PROMPT -
Across the data below, how many lines hold "this"? Answer with that number and nothing else.

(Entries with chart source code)
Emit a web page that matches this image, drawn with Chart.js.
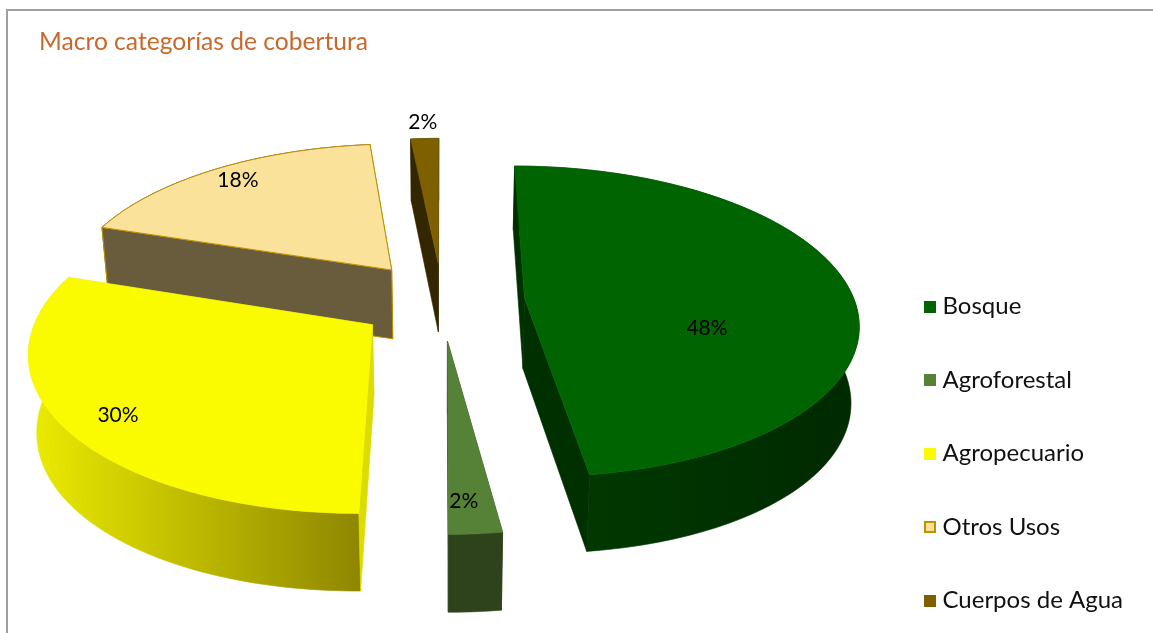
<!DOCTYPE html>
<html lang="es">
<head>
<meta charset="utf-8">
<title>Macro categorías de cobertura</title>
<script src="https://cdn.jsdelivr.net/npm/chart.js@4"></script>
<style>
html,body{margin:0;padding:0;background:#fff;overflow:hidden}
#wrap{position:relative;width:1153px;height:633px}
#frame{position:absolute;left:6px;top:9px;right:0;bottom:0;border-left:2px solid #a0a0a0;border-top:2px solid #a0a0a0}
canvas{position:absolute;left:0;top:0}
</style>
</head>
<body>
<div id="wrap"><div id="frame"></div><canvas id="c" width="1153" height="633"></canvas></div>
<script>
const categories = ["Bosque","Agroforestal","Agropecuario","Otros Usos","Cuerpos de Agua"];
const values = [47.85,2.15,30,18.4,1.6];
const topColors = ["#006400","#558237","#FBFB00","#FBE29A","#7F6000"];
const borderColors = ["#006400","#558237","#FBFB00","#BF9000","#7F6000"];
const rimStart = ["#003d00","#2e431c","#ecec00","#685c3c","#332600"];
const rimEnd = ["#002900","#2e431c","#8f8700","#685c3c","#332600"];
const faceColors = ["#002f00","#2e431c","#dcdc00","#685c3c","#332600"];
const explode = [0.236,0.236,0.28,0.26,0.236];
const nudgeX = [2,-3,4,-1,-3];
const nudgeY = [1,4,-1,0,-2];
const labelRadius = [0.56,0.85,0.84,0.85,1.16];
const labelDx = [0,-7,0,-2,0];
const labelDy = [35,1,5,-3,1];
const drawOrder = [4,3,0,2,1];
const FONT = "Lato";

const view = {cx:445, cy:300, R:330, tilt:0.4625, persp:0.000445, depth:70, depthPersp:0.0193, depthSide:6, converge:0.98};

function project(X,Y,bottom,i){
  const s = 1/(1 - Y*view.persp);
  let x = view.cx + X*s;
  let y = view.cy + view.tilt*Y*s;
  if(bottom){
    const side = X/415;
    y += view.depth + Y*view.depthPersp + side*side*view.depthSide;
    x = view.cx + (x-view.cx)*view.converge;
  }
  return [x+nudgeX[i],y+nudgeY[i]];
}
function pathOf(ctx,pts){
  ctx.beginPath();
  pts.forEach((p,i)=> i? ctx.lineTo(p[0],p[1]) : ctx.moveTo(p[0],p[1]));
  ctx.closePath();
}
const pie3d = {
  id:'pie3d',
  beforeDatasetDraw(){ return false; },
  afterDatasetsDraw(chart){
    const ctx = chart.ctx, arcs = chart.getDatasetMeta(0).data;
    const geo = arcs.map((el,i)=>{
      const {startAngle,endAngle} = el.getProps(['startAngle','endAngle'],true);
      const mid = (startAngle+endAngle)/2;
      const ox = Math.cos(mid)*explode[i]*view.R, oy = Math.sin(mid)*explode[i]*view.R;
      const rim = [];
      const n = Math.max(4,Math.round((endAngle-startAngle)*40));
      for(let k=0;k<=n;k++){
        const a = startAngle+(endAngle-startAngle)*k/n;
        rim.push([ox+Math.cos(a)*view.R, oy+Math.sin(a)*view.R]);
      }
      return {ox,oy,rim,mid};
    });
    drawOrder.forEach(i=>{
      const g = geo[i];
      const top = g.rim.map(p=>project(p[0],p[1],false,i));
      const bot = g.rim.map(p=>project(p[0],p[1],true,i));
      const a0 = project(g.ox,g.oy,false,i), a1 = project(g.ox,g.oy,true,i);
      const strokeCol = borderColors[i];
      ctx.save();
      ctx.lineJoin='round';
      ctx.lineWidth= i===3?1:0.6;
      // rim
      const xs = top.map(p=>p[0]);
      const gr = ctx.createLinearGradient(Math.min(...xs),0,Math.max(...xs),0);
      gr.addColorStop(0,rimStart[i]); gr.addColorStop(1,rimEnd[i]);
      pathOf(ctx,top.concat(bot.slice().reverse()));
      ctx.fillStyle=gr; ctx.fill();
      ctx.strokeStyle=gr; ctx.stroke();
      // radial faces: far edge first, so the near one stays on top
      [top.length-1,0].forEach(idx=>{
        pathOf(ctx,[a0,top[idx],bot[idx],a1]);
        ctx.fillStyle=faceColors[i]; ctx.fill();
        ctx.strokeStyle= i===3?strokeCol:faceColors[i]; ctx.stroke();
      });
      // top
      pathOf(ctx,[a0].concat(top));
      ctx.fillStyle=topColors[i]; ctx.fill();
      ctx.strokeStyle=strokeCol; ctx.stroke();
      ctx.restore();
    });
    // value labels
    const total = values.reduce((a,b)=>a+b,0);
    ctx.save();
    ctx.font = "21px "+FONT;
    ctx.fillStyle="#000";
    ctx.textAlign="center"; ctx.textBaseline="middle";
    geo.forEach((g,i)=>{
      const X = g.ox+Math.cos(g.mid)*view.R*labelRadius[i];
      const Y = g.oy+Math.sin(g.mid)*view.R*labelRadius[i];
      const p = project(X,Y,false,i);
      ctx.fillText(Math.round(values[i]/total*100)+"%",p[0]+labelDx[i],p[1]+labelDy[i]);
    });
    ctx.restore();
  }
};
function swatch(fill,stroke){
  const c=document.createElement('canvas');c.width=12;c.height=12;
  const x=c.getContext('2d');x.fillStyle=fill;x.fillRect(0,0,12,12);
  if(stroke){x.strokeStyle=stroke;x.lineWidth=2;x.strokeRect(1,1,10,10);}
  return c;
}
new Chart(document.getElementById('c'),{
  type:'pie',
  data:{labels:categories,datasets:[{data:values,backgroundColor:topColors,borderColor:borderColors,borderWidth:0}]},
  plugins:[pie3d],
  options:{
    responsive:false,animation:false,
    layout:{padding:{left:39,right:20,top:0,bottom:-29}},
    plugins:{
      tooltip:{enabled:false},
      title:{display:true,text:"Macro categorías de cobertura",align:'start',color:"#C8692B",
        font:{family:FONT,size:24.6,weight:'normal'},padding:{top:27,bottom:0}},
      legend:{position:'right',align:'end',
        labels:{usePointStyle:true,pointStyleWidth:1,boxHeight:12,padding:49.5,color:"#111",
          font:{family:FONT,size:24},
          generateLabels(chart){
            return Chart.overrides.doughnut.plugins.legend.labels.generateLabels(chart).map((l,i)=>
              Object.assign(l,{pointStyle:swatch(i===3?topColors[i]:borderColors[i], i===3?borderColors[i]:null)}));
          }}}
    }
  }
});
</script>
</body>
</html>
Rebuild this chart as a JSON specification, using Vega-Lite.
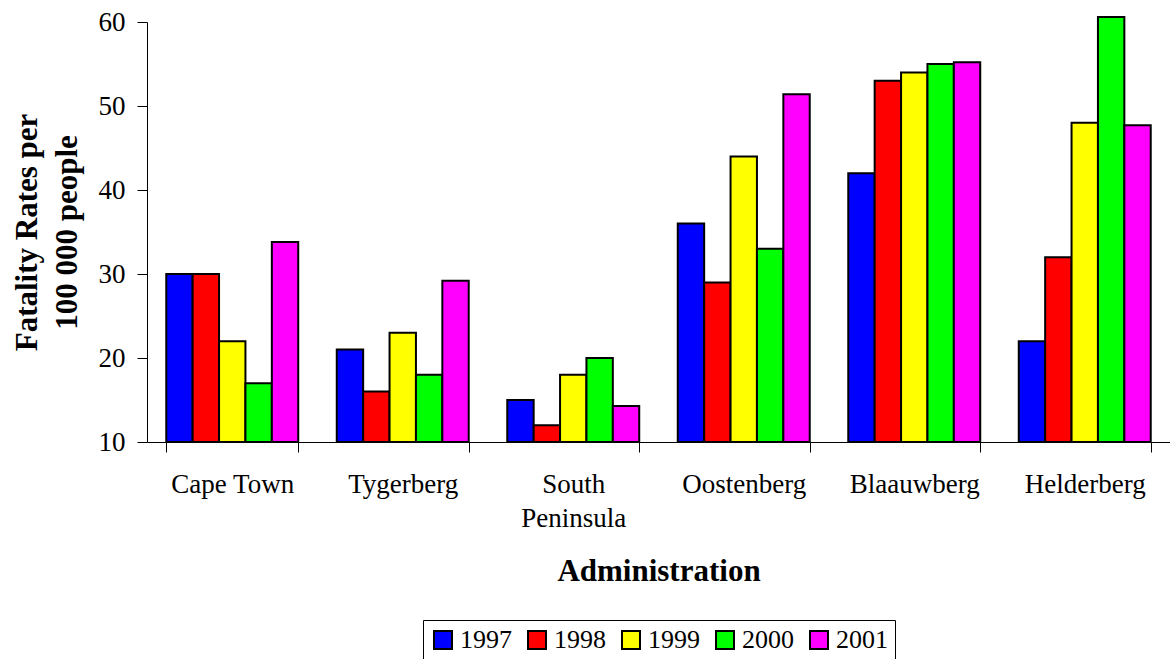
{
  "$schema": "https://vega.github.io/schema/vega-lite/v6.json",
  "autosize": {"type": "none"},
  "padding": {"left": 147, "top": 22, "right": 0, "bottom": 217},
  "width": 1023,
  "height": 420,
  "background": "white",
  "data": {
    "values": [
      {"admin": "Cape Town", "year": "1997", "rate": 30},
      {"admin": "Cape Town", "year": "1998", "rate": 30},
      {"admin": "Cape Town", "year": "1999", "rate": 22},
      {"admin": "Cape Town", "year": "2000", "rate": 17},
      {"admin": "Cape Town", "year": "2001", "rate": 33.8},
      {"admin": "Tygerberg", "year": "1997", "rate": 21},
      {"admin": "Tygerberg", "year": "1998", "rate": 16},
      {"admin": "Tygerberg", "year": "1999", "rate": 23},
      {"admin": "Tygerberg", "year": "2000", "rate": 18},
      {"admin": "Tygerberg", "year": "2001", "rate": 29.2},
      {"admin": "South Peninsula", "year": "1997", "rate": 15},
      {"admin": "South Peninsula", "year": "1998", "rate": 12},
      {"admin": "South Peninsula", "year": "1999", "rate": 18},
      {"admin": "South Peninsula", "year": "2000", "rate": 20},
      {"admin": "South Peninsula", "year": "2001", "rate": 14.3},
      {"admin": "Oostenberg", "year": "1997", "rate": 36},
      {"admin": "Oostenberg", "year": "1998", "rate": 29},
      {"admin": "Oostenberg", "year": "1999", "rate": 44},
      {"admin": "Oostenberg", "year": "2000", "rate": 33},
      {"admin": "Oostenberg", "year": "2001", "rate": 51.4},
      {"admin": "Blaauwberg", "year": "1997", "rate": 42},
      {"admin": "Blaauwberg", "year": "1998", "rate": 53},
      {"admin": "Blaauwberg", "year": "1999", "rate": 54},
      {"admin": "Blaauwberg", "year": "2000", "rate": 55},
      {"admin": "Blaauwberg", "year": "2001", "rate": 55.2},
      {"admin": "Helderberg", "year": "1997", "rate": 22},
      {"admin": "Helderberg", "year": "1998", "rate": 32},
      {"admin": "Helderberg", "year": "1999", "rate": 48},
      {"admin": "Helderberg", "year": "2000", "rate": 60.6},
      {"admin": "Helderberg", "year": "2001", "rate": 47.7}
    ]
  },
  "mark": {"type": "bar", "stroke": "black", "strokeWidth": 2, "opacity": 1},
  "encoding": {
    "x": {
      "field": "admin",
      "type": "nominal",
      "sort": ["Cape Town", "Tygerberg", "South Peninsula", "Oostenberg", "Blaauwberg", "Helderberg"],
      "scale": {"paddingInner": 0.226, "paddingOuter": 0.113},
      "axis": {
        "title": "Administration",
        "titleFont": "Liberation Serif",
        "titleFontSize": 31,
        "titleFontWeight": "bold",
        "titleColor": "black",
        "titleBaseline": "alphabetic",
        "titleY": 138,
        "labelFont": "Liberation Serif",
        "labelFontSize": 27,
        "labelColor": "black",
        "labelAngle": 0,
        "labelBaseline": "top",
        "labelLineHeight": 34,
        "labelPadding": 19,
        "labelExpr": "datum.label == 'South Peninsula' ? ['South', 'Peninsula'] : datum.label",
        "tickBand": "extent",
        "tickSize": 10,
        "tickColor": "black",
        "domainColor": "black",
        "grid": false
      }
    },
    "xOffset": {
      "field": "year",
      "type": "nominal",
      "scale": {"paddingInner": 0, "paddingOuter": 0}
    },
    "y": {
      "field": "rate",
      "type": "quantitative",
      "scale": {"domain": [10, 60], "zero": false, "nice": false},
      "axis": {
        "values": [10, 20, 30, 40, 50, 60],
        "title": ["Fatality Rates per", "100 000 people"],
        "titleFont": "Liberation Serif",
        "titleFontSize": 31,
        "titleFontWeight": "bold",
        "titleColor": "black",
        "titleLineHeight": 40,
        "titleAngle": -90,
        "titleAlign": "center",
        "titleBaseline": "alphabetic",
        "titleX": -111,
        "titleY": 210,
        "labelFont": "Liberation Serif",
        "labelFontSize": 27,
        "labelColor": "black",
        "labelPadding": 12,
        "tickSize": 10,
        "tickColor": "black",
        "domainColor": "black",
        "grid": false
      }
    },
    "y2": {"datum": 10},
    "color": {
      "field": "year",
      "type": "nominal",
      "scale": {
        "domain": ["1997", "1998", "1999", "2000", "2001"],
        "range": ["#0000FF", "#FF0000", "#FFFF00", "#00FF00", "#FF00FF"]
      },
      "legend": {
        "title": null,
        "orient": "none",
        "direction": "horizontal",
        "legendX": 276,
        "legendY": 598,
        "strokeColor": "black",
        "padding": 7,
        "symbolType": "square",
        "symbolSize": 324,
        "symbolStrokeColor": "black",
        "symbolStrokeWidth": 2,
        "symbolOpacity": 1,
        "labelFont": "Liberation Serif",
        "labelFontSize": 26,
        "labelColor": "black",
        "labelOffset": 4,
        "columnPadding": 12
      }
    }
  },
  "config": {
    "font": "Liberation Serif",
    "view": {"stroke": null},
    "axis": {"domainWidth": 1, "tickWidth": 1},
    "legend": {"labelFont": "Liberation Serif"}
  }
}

RESULT -
2